Art Deco, (a term coined in the 1960s) or ‘the 1925 Style’ as it is also known, in reference to the major International Exhibition of Modern Industrial and Decorative Arts held in Paris during that year is, in these times of crisis, enjoying a worldwide resurgence of interest.
An eclectic and decorative fusion of the legacy of early twentieth-century avant-garde art such as fauvism, cubism, futurism, expressionism and even abstraction, and the influence of modern decorative movements (the Viennese Secession, French and German graphic arts of the turn of the century and the Ballets Russes), Art Deco was the world’s first international and global style. Aspiring to becoming the ‘total work of art’ (a source of daily inspiration) proposed by Wagner in the nineteenth century, it embraced every form of artistic expression and every aspect of daily life and spread, during the 1930s, from France to the rest of Europe, the United States, South America, Africa, China, Australia and Japan.
The aesthetic promise of happiness offered by Art Deco, an antidote to the trauma of the First World War, was also a palliative against the economic crisis of the 1930s, and the movement lasted until the Second World War.
In Portugal too, Art Deco established itself with great success. Indeed, a significant percentage of Portuguese artists of the first and second modernism were totally committed to this style which, as in other countries, completely transformed the most diverse aspects of daily life. The Estado Novo itself saw the movement as an effective vehicle for propaganda and the affirmation of its authority.
The ephemeral nature of Portuguese ‘futurism’ and the concomitant weakness of the Portuguese avant-garde, the duration and isolation of the dictatorial and conservative Estado Novo and the longevity of many of the practitioners of this happy version of modernism, made Art Deco – which lasted in Portugal until around 1960 – a focus of opposition to the revered naturalism of the nineteenth century, and thus the key to the survival of modernism itself.

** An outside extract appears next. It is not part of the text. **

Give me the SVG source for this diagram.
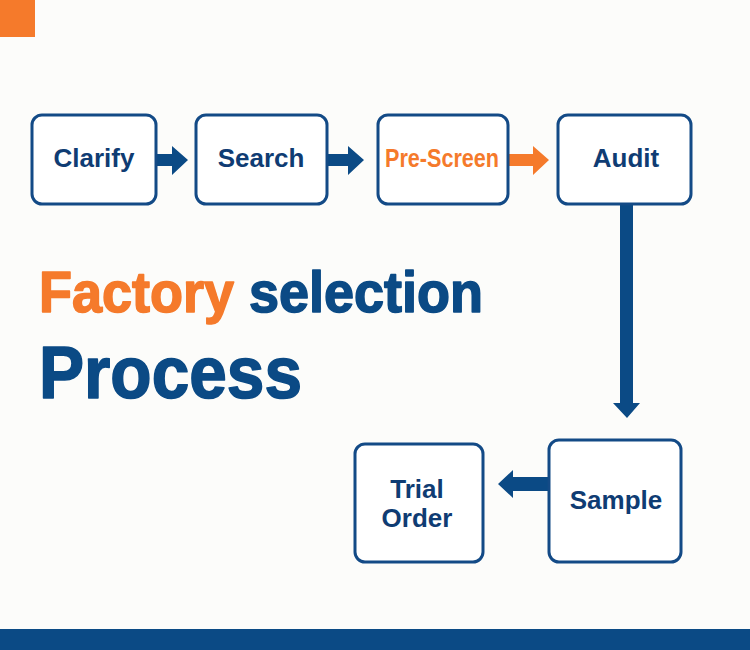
<svg xmlns="http://www.w3.org/2000/svg" width="750" height="650" viewBox="0 0 750 650">
<style>
.box{fill:#ffffff;stroke:#134a86;stroke-width:3}
.lbl{font-family:"Liberation Sans",Arial,sans-serif;font-weight:bold;font-size:26px;fill:#0f3c73;text-anchor:middle}
.blue{fill:#0b4a85}
.orange{fill:#f57a2b}
.title{font-family:"Liberation Sans",Arial,sans-serif;font-weight:bold;stroke-width:1.6;stroke-linejoin:round}
</style>
<rect x="0" y="0" width="750" height="650" fill="#fcfcfa"/>
<rect x="0" y="0" width="35" height="37" class="orange"/>
<rect x="0" y="629" width="750" height="21" class="blue"/>

<g id="connectors">
<polygon class="blue" points="157,154 172,154 172,146 188,160 172,175 172,166 157,166"/>
<polygon class="blue" points="328,154 348,154 348,146 364,160 348,175 348,166 328,166"/>
<polygon class="orange" points="508,154 533,154 533,146 549,160 533,175 533,166 508,166"/>
<polygon class="blue" points="620,205 633,205 633,403 640,403 627,418 613,403 620,403"/>
<polygon class="blue" points="548,477 513,477 513,470 498,484 513,498 513,491 548,491"/>
</g>

<g id="clarify">
<rect class="box" x="32" y="115" width="124" height="89" rx="10"/>
<text class="lbl" x="94" y="167">Clarify</text>
</g>
<g id="search">
<rect class="box" x="196" y="115" width="131" height="89" rx="10"/>
<text class="lbl" x="261" y="167">Search</text>
</g>
<g id="prescreen">
<rect class="box" x="378" y="115" width="130" height="89" rx="10"/>
<text class="lbl" x="442" y="167" style="fill:#f57a2b" textLength="114" lengthAdjust="spacingAndGlyphs">Pre-Screen</text>
</g>
<g id="audit">
<rect class="box" x="558" y="115" width="133" height="89" rx="10"/>
<text class="lbl" x="626" y="167">Audit</text>
</g>
<g id="sample">
<rect class="box" x="549" y="440" width="132" height="122" rx="10"/>
<text class="lbl" x="616" y="509">Sample</text>
</g>
<g id="trial-order">
<rect class="box" x="355" y="444" width="128" height="118" rx="10"/>
<text class="lbl" x="417" y="498">Trial</text>
<text class="lbl" x="417" y="527">Order</text>
</g>

<g id="title">
<text class="title" x="39" y="312" font-size="57" textLength="444" lengthAdjust="spacingAndGlyphs"><tspan fill="#f57a2b" stroke="#f57a2b">Factory</tspan><tspan fill="#0b4a85" stroke="#0b4a85"> selection</tspan></text>
<text class="title" x="39" y="398" font-size="74" fill="#0b4a85" stroke="#0b4a85" textLength="263" lengthAdjust="spacingAndGlyphs">Process</text>
</g>
</svg>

This exhibition of Art Deco in Portugal provides an opportunity for an innovative reappraisal of Portuguese modernism and its domination by this style, which spread from its origins in design to the so-called major forms of artistic expression, such as painting, sculpture and architecture, as well as to graphic design, advertising, scenography, cinema, the decorative arts and, finally, to daily life itself, with its modern aspirations for cosmopolitanism and happiness.